The trials matched identically in a few ways. They lasted 18 months. They enrolled patients with early symptomatic Alzheimer’s disease including mild cognitive impairment and mild dementia with confirmed presence of amyloid pathology. And they measured decline in Clinical Dementia Rating – Sum of Boxes (CDR-SB).
Lecanemab | Donanemab | ||||
Subjects | 1,795 | 1,734 | |||
Treatment duration | Full trial | Until “they reached a prespecified level of amyloid plaque clearance” | |||
Outcome | 27% reduction | 29% reduction | |||
Side Effects (treatment vs placebo) | |||||
Brain swelling (ARIA-E) | 12.5% vs 1.7% | 24.0% | |||
Brain swelling with symptoms | 2.8% vs 0.0% | 6.1% | |||
Brain bleeding (ARIA-H) | 17.0% vs 8.7% | 31.4% vs 13.6% |
Glossary:
CDR-SB – Clinical Dementia Rating-Sum of Boxes – “CDR-SB is a numeric scale used to quantify the various severity of symptoms of dementia. Based on interviews of people living with AD and family/caregivers, qualified healthcare professionals assess cognitive and functional performance in six areas: memory, orientation, judgment and problem solving, community affairs, home and hobbies, and personal care.”
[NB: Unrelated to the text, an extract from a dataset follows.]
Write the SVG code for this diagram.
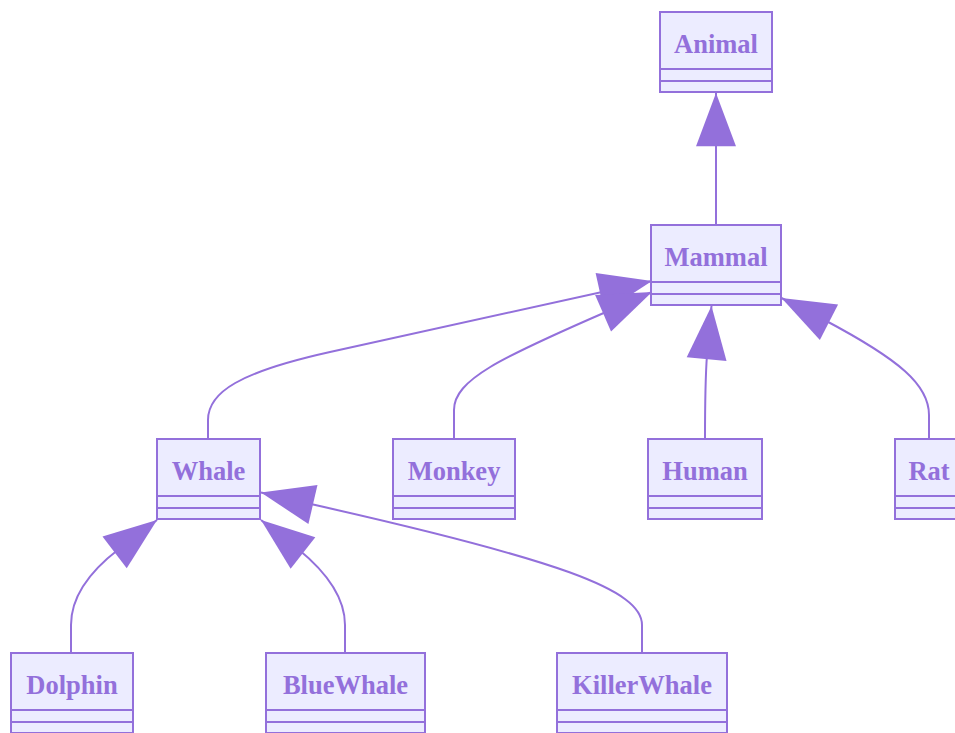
<svg xmlns="http://www.w3.org/2000/svg" width="955" height="733" viewBox="0 0 955 733">
<style>
.box{fill:#ECECFF;stroke:#9370DB;stroke-width:2}
.div{stroke:#9370DB;stroke-width:2;fill:none}
.lbl{font-family:"Liberation Serif","Times New Roman",serif;font-weight:bold;font-size:26.5px;fill:#9370DB;text-anchor:middle}
.edge{fill:none;stroke:#9370DB;stroke-width:2;marker-start:url(#ext)}
</style>
<defs>
<marker id="ext" markerUnits="userSpaceOnUse" markerWidth="60" markerHeight="60" viewBox="-2 -22 54 44" refX="0" refY="0" orient="auto" overflow="visible">
<path d="M0,0 L48,-18 L48,18 Z" fill="#9370DB"/>
</marker>
</defs>
<rect width="955" height="733" fill="#ffffff"/>
<g id="connectors">
<path class="edge" d="M716,93 L716,225"/>
<path class="edge" d="M652,281 L330,352 C240,372 208,392 208,420 L208,439"/>
<path class="edge" d="M652,292 L606,312 C500,358 454,380 454,410 L454,439"/>
<path class="edge" d="M711.5,306 L707,355 C705.5,375 705,395 705,439"/>
<path class="edge" d="M781.5,298 L824.5,320 C900,360 929,385 929,415 L929,439"/>
<path class="edge" d="M157,520 L119,549 C85,575 71,600 71,625 L71,653"/>
<path class="edge" d="M261,520 L298,549 C330,575 345,600 345,625 L345,653"/>
<path class="edge" d="M261,492.5 L307.5,503.3 C560,560 642,590 642,625 L642,653"/>
</g>
<g id="Animal">
<rect class="box" x="660" y="12" width="112" height="80"/>
<path class="div" d="M660,69H772M660,81H772"/>
<text class="lbl" x="716" y="53">Animal</text>
</g>
<g id="Mammal">
<rect class="box" x="651" y="225" width="130" height="80"/>
<path class="div" d="M651,282H781M651,294H781"/>
<text class="lbl" x="716" y="266">Mammal</text>
</g>
<g id="Whale">
<rect class="box" x="157" y="439" width="103" height="80"/>
<path class="div" d="M157,496H260M157,508H260"/>
<text class="lbl" x="208.5" y="480">Whale</text>
</g>
<g id="Monkey">
<rect class="box" x="393" y="439" width="122" height="80"/>
<path class="div" d="M393,496H515M393,508H515"/>
<text class="lbl" x="454" y="480">Monkey</text>
</g>
<g id="Human">
<rect class="box" x="648" y="439" width="114" height="80"/>
<path class="div" d="M648,496H762M648,508H762"/>
<text class="lbl" x="705" y="480">Human</text>
</g>
<g id="Rat">
<rect class="box" x="895" y="439" width="68" height="80"/>
<path class="div" d="M895,496H963M895,508H963"/>
<text class="lbl" x="929" y="480">Rat</text>
</g>
<g id="Dolphin">
<rect class="box" x="11" y="653" width="122" height="80"/>
<path class="div" d="M11,710H133M11,722H133"/>
<text class="lbl" x="72" y="694">Dolphin</text>
</g>
<g id="BlueWhale">
<rect class="box" x="266" y="653" width="159" height="80"/>
<path class="div" d="M266,710H425M266,722H425"/>
<text class="lbl" x="345.5" y="694">BlueWhale</text>
</g>
<g id="KillerWhale">
<rect class="box" x="557" y="653" width="170" height="80"/>
<path class="div" d="M557,710H727M557,722H727"/>
<text class="lbl" x="642" y="694">KillerWhale</text>
</g>
</svg>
ARIA-E – amyloid-related imaging abnormalities-edema/effusion
ARIA-H – ARIA with cerebral microhemorrhages or macrohemorrhages
So the drugs had nearly identical efficacy. Donanemab, the newer drug, had a higher absolute rate of the most serious side effects, but the patients in that control group did too, at least for ARIA-H, so the relative risk of the brain swelling is close to 2x the control group in both trials. The donanemab press release doesn’t include the ARIA-E rates in the placebo group, so I’ll be keen to get more details from the full results.
The donanemab trialists sliced their data in an additional way that I haven’t seen from the lecanemab trial. They split the patients into 552 with high levels of tau and 1,182 with intermediate levels. The data I showed above are for the combined groups, which I believe is most comparable to the lecanemab trial. The headline result Lilly is touting – 36% slowing of CRD-SB decline – is for the intermediate tau group. They never state the results for the high-tau group, but with some basic algebra we can guess they saw about a 14% slowing. That supports the theme I’ve often heard over the last year or two that amyloid beta drugs help more if they’re given earlier.
I’m excited to see the progress in disease-modifying Alzheimer’s treatments. I look forward to seeing results after patients have been treated longer, which I expect to show larger benefits on both an absolute and relative basis. I’m also optimistic about newer versions of amyloid drugs that are more effective with lower side effects, as well as drugs that treat tau.